Germany eyes eurozone firewall of 'around EUR 800 bn'
(COPENHAGEN) - Germany's finance minister said Thursday the eurozone would soon have a firewall against the debt crisis of "around 800 billion euros", on the eve of a crunch EU meeting to discuss the issue.
Speaking at a conference at Copenhagen University ahead of a key two-day meeting of European finance ministers starting Friday, Wolfgang Schaeuble said that ministers would thrash out what he called a "new financial institution".
He explained that alongside the 500 billion euros maximum agreed in the new bailout fund that comes into effect in July can be added money already loaned out to crisis-hit countries, plus some 60 billion in European Union funds.
The total, he said, was "about 800 billion euros (over $1 trillion) ... to fight contagion to protect our stability," he said.
"It's convincing, it's sufficient. We will have a similar protection by the IMF as we got in the last two years and then I think we can be optimistic that it can work."
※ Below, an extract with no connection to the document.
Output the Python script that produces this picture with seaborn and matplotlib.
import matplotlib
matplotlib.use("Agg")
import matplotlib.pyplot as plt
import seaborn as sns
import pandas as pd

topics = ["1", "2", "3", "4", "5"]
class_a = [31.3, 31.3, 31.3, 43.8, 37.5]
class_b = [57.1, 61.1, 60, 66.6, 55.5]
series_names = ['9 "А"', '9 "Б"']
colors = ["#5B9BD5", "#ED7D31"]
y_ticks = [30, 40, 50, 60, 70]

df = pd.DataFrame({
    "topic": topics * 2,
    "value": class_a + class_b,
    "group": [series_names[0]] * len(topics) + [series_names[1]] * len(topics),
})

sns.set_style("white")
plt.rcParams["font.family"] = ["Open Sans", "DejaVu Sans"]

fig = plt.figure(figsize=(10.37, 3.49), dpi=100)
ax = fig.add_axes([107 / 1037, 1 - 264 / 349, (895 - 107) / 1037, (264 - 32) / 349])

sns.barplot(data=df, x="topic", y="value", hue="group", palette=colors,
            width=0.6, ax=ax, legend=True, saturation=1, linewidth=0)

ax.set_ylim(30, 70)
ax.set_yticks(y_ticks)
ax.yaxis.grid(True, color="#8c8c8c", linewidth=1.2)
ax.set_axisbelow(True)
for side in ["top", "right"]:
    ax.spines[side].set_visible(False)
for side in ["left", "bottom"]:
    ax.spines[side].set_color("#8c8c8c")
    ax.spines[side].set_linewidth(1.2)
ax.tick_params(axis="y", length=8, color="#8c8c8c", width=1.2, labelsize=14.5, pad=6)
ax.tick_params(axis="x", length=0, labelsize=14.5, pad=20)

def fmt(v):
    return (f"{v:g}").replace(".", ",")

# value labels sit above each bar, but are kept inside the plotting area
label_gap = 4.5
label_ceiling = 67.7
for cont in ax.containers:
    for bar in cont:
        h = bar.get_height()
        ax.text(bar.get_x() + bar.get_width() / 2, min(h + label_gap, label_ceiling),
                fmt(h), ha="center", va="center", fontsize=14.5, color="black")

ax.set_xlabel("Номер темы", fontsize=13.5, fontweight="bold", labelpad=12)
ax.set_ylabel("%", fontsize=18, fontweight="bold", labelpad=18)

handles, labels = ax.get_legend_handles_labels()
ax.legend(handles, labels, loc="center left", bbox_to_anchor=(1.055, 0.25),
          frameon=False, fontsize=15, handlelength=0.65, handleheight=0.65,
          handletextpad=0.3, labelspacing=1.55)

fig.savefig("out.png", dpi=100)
"It's a good solution and I think we should all get behind it," he added.
"I think it's enough."
Eurozone ministers are set to bolster their defences against the crisis by increasing the volume of their firewalls to prevent contagion to larger nations such as Italy and Spain.
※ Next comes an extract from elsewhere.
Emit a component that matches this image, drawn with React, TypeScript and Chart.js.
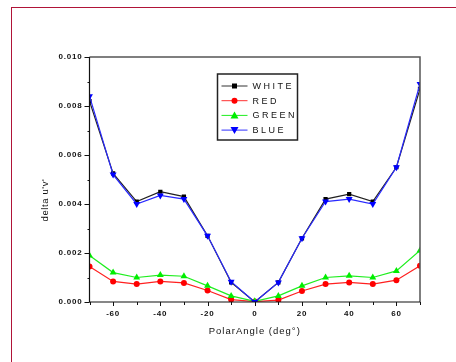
import React, { useEffect, useRef } from "react";
import { Chart, registerables } from "chart.js";

Chart.register(...registerables);

const angles = [-70, -60, -50, -40, -30, -20, -10, 0, 10, 20, 30, 40, 50, 60, 70];
const whiteVals = [0.0082, 0.00525, 0.0041, 0.0045, 0.0043, 0.0027, 0.0008, 0.0, 0.0008, 0.0026, 0.0042, 0.0044, 0.0041, 0.0055, 0.0087];
const redVals = [0.00145, 0.00084, 0.00073, 0.00084, 0.00078, 0.00047, 0.0001, 0.00002, 0.00008, 0.00045, 0.00073, 0.0008, 0.00073, 0.00089, 0.00148];
const greenVals = [0.0019, 0.0012, 0.001, 0.0011, 0.00105, 0.00066, 0.00025, 0.00003, 0.00025, 0.00066, 0.001, 0.00107, 0.001, 0.00127, 0.0021];
const blueVals = [0.0084, 0.0052, 0.004, 0.00435, 0.0042, 0.0027, 0.00083, 0.0, 0.0008, 0.0026, 0.0041, 0.0042, 0.004, 0.0055, 0.0089];

const seriesNames = ["WHITE", "RED", "GREEN", "BLUE"];
const xTitle = "PolarAngle (deg°)";
const yTitle = "delta u'v'";

const FONT = "'Liberation Sans', Arial, sans-serif";

function drawMarker(ctx: CanvasRenderingContext2D, kind: string, x: number, y: number, color: string) {
  ctx.fillStyle = color;
  ctx.beginPath();
  if (kind === "rect") {
    ctx.rect(x - 2.5, y - 2.5, 5, 5);
  } else if (kind === "circle") {
    ctx.arc(x, y, 3, 0, Math.PI * 2);
  } else if (kind === "triangle") {
    ctx.moveTo(x, y - 4);
    ctx.lineTo(x + 4, y + 3);
    ctx.lineTo(x - 4, y + 3);
    ctx.closePath();
  } else {
    ctx.moveTo(x, y + 4);
    ctx.lineTo(x + 4, y - 3);
    ctx.lineTo(x - 4, y - 3);
    ctx.closePath();
  }
  ctx.fill();
}

const legendItems = [
  { name: seriesNames[0], color: "#000000", line: "#333333", marker: "rect" },
  { name: seriesNames[1], color: "#ff0000", line: "#ff3030", marker: "circle" },
  { name: seriesNames[2], color: "#00ee00", line: "#20ee20", marker: "triangle" },
  { name: seriesNames[3], color: "#0000ff", line: "#3030ff", marker: "down" },
];

const decorPlugin = {
  id: "decor",
  beforeDraw(chart: any) {
    chart.ctx.letterSpacing = "0.8px";
  },
  afterDraw(chart: any) {
    const ctx: CanvasRenderingContext2D = chart.ctx;
    const { left, right, top, bottom } = chart.chartArea;
    const xs = chart.scales.x;
    const ys = chart.scales.y;
    ctx.save();
    ctx.letterSpacing = "0px";
    // box
    ctx.strokeStyle = "#555";
    ctx.lineWidth = 1.5;
    ctx.beginPath();
    ctx.moveTo(left, top);
    ctx.lineTo(right, top);
    ctx.lineTo(right, bottom);
    ctx.stroke();
    ctx.strokeStyle = "#111";
    ctx.lineWidth = 1.2;
    ctx.beginPath();
    ctx.moveTo(left, top);
    ctx.lineTo(left, bottom);
    ctx.lineTo(right, bottom);
    ctx.stroke();
    // ticks
    ctx.lineWidth = 1;
    ctx.beginPath();
    xs.ticks.forEach((t: any) => {
      const px = Math.round(xs.getPixelForValue(t.value)) + 0.5;
      const len = Math.round(t.value) % 20 === 0 ? 4 : 3;
      ctx.moveTo(px, bottom);
      ctx.lineTo(px, bottom + len);
    });
    ys.ticks.forEach((t: any) => {
      const py = Math.round(ys.getPixelForValue(t.value)) + 0.5;
      const len = Math.round(t.value * 1000) % 2 === 0 ? 5 : 2;
      ctx.moveTo(left, py);
      ctx.lineTo(left - len, py);
    });
    ctx.stroke();

    // axis titles
    ctx.fillStyle = "#111";
    ctx.font = `9.5px ${FONT}`;
    ctx.letterSpacing = "1px";
    ctx.textAlign = "center";
    ctx.textBaseline = "middle";
    ctx.fillText(xTitle, (left + right) / 2, 331);
    ctx.save();
    ctx.translate(45, 200);
    ctx.rotate(-Math.PI / 2);
    ctx.letterSpacing = "0.6px";
    ctx.fillText(yTitle, 0, 0);
    ctx.restore();

    // legend
    const bx = left + 128;
    const by = top + 17;
    const bw = 80;
    const bh = 66;
    ctx.fillStyle = "#fff";
    ctx.fillRect(bx, by, bw, bh);
    ctx.strokeStyle = "#222";
    ctx.lineWidth = 1.5;
    ctx.strokeRect(bx, by, bw, bh);
    ctx.font = `9px ${FONT}`;
    ctx.letterSpacing = "2.5px";
    ctx.textAlign = "left";
    ctx.textBaseline = "middle";
    legendItems.forEach((it, i) => {
      const y = by + 12 + i * 14.7;
      ctx.strokeStyle = it.line;
      ctx.lineWidth = 1;
      ctx.beginPath();
      ctx.moveTo(bx + 4, y);
      ctx.lineTo(bx + 30, y);
      ctx.stroke();
      drawMarker(ctx, it.marker, bx + 17, y, it.color);
      ctx.fillStyle = "#111";
      ctx.fillText(it.name, bx + 35, y + 0.5);
    });
    ctx.restore();
  },
};

function makeData(vals: number[]) {
  return angles.map((a, i) => ({ x: a, y: vals[i] }));
}

export default function App() {
  const ref = useRef<HTMLCanvasElement | null>(null);
  useEffect(() => {
    if (!ref.current) return;
    const chart = new Chart(ref.current, {
      type: "line",
      data: {
        datasets: [
          {
            label: seriesNames[3],
            data: makeData(blueVals),
            borderColor: "#2a2aff",
            backgroundColor: "#0000ff",
            borderWidth: 1.2,
            pointStyle: "triangle",
            rotation: 180,
            pointRadius: 4,
            pointBorderWidth: 0,
            order: 0,
          },
          {
            label: seriesNames[0],
            data: makeData(whiteVals),
            borderColor: "#222222",
            backgroundColor: "#000000",
            borderWidth: 1.2,
            pointStyle: "rect",
            pointRadius: 3,
            pointBorderWidth: 0,
            order: 1,
          },
          {
            label: seriesNames[2],
            data: makeData(greenVals),
            borderColor: "#20ee20",
            backgroundColor: "#00ee00",
            borderWidth: 1.2,
            pointStyle: "triangle",
            pointRadius: 4,
            pointBorderWidth: 0,
            order: 2,
          },
          {
            label: seriesNames[1],
            data: makeData(redVals),
            borderColor: "#ff2020",
            backgroundColor: "#ff0000",
            borderWidth: 1.2,
            pointStyle: "circle",
            pointRadius: 3,
            pointBorderWidth: 0,
            order: 3,
          },
        ],
      },
      options: {
        responsive: false,
        animation: false,
        devicePixelRatio: 1,
        layout: { padding: { left: 39, top: 57, right: 36, bottom: 26 } },
        plugins: { legend: { display: false }, tooltip: { enabled: false } },
        elements: { line: { tension: 0 } },
        scales: {
          x: {
            type: "linear",
            min: -70,
            max: 70,
            grid: { display: true, drawOnChartArea: false, drawTicks: true, tickLength: 5, color: "transparent" },
            border: { display: false },
            afterFit: (s: any) => {
              s.height = 34;
            },
            ticks: {
              stepSize: 10,
              autoSkip: false,
              maxRotation: 0,
              padding: 2,
              color: "#111",
              font: { family: FONT, size: 8, weight: "bold" },
              callback: (v: any) => (Math.round(Number(v)) % 20 === 0 ? String(Math.round(Number(v))) : ""),
            },
          },
          y: {
            type: "linear",
            min: 0,
            max: 0.01,
            grid: { display: true, drawOnChartArea: false, drawTicks: true, tickLength: 5, color: "transparent" },
            border: { display: false },
            afterFit: (s: any) => {
              s.width = 50.5;
            },
            ticks: {
              stepSize: 0.001,
              autoSkip: false,
              padding: 2,
              color: "#111",
              font: { family: FONT, size: 8, weight: "bold" },
              callback: (v: any) => {
                const k = Math.round(Number(v) * 1000);
                return k % 2 === 0 ? (k / 1000).toFixed(3) : "";
              },
            },
          },
        },
      },
      plugins: [decorPlugin],
    } as any);
    return () => chart.destroy();
  }, []);

  return (
    <div style={{ position: "fixed", left: 0, top: 0, width: 456, height: 362, background: "#fff", overflow: "hidden" }}>
      <div
        style={{
          position: "absolute",
          left: 11,
          top: 7,
          right: -10,
          bottom: -10,
          borderLeft: "1px solid #b01438",
          borderTop: "1px solid #b01438",
        }}
      />
      <canvas ref={ref} width={456} height={362} style={{ position: "absolute", left: 0, top: 0 }} />
    </div>
  );
}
Several options are on the table but there is little agreement in the bloc, with France calling earlier Thursday for around one trillion euros but Germany more reticent.
Until now, Berlin has mooted a figure of around 700 billion euros and Schaeuble insisted he was not talked about new figures.
Top and emerging economies that make up the group of 20 (G20) have insisted that they will only increase their lending to the International Monetary Fund to help fight the eurozone crisis if the bloc first stump up its own cash.
Speaking at the same conference, Danish Economy Minister Margrethe Vestager, who will chair the meeting as Denmark currently holds the rotating EU presidency, predicted: "The euro will survive the crisis, I'm confident it will."
"I'm sure that the euro will come out of the crisis in better shape."
She said there had been a lot of "drama queen debate" about the potential survival of the currency bloc but insisted that the euro had "done its job" by ensuring low inflation and a stable exchange rate.
For his part, Schaeuble stressed that "no country will be forced to leave the eurozone."
He also said that the eurozone needed to undertake wholesale reforms, especially in its labour markets, if it were to emerge stronger from the crisis.
"You can spend as much money as you want, if you don't have the structures, it doesn't work," he said.